[Data items]
+++++

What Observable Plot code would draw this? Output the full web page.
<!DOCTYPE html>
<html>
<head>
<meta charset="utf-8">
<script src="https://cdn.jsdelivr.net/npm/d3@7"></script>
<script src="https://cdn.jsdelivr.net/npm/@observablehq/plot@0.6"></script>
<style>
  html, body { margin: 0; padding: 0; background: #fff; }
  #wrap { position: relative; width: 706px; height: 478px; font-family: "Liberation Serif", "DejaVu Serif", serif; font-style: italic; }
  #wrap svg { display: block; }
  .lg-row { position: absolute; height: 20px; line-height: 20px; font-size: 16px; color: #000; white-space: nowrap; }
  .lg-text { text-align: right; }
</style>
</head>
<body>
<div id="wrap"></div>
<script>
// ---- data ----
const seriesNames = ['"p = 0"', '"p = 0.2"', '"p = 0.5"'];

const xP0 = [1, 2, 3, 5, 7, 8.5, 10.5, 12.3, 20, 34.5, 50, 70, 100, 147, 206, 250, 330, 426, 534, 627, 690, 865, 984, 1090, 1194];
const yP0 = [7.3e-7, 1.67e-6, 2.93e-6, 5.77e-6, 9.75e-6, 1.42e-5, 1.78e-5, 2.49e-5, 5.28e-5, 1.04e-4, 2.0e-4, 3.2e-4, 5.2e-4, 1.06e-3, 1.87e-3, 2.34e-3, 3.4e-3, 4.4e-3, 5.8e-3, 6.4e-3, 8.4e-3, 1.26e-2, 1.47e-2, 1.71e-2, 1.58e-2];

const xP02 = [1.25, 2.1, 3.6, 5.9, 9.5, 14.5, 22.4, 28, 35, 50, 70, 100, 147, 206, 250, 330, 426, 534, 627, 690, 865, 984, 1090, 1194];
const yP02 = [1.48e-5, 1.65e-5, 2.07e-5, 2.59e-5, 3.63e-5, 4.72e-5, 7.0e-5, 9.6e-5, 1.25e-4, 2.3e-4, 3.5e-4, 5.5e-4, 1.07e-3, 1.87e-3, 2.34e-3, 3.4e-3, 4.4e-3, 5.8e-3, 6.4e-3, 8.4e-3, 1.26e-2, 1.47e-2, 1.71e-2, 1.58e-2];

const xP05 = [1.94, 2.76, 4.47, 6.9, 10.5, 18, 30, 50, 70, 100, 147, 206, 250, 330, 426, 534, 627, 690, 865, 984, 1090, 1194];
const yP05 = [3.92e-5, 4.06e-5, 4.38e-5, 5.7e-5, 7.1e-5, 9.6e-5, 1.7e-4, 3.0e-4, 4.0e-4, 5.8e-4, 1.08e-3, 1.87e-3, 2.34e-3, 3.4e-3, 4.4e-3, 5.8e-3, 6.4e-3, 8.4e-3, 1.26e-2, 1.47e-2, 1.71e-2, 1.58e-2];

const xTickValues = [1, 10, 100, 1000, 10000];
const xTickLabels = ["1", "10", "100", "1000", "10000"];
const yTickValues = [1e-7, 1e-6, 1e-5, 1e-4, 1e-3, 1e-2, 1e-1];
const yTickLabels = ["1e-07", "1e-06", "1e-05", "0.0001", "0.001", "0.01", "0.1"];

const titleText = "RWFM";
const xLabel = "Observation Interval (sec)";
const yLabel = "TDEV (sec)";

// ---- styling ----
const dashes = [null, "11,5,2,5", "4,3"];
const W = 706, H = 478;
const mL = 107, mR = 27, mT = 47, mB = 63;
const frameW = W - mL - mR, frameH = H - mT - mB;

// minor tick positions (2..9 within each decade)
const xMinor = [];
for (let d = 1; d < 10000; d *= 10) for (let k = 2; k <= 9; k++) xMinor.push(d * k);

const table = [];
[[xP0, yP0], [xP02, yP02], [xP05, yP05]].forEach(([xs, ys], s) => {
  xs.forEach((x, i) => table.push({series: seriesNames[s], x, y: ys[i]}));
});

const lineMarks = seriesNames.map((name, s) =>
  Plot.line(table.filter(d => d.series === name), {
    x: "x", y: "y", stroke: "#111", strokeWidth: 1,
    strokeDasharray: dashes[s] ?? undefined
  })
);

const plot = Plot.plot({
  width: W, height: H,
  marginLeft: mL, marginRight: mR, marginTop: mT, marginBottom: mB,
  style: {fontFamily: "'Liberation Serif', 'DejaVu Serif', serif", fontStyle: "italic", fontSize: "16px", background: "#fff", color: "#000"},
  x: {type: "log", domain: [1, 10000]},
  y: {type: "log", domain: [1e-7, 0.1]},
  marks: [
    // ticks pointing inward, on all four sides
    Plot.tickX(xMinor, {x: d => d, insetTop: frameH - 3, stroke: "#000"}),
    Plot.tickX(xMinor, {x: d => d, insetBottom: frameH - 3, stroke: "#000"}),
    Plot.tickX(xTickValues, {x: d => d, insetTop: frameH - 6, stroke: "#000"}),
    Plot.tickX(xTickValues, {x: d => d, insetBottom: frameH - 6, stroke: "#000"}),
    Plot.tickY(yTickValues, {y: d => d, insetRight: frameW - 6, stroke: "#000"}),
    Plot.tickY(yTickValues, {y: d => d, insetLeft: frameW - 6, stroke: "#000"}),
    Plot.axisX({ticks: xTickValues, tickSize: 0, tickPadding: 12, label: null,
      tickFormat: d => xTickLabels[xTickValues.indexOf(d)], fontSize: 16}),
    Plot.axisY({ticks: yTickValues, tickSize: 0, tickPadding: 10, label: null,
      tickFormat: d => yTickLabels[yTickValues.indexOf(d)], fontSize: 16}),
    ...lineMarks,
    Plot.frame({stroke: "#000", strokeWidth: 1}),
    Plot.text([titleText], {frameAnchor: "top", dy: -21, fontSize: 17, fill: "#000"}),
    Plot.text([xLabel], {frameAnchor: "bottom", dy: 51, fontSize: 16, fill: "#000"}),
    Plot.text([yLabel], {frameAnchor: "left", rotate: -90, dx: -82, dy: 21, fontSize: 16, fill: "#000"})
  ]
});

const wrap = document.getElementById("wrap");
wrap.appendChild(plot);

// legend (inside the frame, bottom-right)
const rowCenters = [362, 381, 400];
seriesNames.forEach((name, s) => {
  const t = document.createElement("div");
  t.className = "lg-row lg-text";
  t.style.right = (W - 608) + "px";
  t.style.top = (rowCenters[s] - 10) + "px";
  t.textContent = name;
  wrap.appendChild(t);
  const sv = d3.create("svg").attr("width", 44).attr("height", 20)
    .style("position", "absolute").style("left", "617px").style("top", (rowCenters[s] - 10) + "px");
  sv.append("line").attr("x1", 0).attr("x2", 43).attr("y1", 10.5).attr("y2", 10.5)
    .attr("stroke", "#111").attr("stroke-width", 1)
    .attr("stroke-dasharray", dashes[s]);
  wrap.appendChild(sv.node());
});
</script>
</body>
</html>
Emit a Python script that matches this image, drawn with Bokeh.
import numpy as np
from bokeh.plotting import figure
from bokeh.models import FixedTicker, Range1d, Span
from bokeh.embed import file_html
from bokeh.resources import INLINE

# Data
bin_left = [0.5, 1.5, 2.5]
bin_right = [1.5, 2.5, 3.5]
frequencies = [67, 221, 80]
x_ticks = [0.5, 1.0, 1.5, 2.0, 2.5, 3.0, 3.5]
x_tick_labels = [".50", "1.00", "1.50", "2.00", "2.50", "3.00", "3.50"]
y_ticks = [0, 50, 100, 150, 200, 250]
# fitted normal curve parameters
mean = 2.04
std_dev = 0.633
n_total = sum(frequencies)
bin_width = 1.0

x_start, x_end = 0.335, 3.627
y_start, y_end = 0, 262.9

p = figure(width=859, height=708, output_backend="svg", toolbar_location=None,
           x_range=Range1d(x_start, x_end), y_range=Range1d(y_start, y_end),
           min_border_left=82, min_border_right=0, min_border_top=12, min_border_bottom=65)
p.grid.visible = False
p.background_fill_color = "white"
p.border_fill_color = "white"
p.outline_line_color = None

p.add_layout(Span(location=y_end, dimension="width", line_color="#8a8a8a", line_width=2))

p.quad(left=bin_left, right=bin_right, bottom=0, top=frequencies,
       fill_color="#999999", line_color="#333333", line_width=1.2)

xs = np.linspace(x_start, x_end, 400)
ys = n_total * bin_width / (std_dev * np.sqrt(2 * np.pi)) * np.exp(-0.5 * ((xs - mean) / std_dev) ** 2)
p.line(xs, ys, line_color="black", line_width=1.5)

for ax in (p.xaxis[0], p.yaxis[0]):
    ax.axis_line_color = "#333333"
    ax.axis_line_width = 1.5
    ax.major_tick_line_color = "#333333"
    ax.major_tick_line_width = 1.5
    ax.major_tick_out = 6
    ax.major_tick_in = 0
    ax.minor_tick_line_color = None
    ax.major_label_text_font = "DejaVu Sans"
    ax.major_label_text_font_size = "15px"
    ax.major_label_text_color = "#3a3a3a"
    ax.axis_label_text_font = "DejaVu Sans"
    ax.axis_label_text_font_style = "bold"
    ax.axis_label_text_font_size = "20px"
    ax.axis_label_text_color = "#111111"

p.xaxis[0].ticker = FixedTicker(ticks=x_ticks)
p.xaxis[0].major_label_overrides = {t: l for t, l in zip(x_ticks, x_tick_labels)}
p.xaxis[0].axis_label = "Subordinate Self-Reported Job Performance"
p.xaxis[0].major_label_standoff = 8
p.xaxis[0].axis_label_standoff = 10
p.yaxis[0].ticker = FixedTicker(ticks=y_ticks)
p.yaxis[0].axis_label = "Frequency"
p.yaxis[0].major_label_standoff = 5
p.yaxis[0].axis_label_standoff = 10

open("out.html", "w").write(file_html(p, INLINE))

+++++

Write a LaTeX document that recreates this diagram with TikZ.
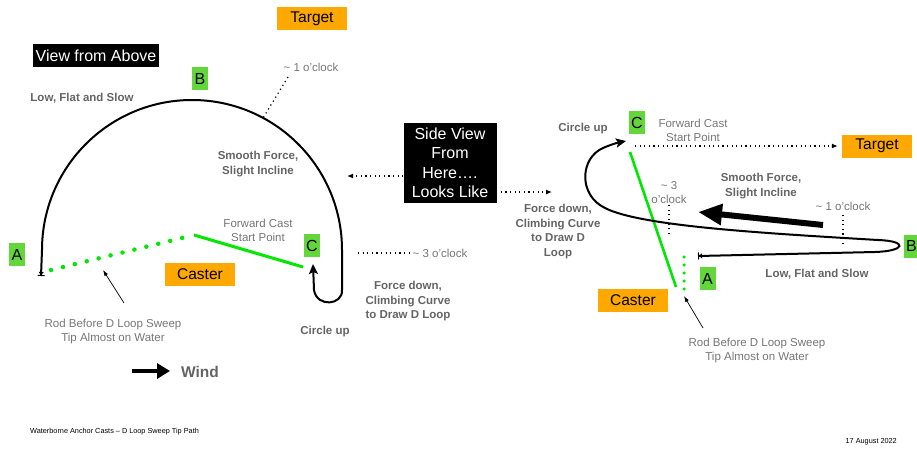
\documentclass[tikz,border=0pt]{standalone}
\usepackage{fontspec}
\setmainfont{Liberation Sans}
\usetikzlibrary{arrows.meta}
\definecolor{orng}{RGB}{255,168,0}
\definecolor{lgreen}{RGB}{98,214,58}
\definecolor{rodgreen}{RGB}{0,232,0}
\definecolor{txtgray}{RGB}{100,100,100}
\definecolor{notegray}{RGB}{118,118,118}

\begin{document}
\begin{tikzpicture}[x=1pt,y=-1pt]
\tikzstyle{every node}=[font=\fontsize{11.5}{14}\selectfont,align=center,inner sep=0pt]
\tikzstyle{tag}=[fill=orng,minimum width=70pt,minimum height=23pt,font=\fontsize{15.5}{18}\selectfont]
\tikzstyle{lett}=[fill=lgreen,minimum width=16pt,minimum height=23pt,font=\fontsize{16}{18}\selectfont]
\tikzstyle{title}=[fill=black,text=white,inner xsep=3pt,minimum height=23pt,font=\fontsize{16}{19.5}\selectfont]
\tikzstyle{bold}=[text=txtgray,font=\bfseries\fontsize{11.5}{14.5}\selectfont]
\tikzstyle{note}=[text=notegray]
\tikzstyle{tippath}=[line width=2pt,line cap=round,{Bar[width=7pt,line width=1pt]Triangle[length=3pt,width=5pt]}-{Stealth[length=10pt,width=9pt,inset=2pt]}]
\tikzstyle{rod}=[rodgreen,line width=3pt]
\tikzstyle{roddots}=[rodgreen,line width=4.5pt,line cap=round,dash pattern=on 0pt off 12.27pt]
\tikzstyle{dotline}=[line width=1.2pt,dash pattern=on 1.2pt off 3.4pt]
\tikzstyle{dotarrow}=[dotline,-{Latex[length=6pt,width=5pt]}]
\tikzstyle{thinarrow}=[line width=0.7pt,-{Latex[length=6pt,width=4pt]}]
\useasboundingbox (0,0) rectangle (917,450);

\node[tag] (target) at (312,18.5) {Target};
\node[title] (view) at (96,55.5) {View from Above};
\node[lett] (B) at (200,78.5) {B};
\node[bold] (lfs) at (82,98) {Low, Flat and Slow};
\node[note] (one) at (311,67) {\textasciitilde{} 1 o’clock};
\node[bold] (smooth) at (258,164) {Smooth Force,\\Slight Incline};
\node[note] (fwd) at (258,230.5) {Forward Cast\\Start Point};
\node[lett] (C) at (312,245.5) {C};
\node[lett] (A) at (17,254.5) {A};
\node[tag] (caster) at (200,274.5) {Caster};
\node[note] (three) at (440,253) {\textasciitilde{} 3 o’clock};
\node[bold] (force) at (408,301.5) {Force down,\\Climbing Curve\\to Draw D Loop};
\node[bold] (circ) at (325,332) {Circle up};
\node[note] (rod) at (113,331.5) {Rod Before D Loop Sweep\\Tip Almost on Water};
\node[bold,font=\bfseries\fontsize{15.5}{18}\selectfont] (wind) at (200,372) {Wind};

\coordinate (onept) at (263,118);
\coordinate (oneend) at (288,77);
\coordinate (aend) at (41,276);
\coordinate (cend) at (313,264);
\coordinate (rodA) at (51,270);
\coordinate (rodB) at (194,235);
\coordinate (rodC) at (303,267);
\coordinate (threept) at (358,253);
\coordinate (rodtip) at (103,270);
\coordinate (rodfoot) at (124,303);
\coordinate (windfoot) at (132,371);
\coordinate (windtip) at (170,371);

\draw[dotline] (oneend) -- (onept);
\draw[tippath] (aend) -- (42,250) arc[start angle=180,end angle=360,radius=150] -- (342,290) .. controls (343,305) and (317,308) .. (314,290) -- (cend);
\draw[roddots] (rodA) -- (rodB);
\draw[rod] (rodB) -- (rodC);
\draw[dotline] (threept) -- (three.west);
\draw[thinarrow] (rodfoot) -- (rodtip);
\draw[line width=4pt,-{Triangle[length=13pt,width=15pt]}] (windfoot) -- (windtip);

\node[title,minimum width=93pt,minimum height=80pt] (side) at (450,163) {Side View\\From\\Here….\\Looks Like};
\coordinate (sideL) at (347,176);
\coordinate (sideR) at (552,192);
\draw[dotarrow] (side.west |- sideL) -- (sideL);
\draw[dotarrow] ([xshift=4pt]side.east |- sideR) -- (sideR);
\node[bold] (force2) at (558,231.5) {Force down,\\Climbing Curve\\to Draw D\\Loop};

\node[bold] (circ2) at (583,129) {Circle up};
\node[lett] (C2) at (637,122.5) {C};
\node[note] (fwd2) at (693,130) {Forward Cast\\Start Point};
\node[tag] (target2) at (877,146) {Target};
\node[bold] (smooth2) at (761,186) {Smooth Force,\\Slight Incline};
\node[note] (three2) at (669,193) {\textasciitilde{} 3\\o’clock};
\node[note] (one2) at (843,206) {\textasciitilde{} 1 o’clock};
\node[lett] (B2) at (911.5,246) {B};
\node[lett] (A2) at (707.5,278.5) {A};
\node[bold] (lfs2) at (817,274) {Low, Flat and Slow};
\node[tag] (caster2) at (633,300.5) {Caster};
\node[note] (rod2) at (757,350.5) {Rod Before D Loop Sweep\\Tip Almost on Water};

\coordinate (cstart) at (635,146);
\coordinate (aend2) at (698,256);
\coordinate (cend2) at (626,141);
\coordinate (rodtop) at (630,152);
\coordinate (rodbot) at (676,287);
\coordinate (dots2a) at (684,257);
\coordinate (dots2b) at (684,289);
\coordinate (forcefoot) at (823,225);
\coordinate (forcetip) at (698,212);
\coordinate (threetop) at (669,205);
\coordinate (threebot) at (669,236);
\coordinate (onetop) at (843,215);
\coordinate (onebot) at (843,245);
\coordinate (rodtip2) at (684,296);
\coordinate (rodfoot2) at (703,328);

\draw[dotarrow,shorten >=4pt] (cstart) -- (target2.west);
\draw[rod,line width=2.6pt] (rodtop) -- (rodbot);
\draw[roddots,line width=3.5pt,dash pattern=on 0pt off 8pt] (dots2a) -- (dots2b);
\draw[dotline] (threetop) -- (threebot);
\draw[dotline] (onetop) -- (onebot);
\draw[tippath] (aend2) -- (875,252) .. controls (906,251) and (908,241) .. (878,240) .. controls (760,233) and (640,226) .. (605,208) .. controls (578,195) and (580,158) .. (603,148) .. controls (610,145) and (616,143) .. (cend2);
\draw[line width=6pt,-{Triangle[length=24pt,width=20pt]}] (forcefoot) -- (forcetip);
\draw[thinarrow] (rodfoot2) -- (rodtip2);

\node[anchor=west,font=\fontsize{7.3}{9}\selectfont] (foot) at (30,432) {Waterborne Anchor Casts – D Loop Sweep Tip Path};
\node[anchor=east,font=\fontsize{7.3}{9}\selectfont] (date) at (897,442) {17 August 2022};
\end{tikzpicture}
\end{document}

+++++

Provide the count, and nothing else, of lines in the data above where the word "this" occurs.

• **Response to the task**:
3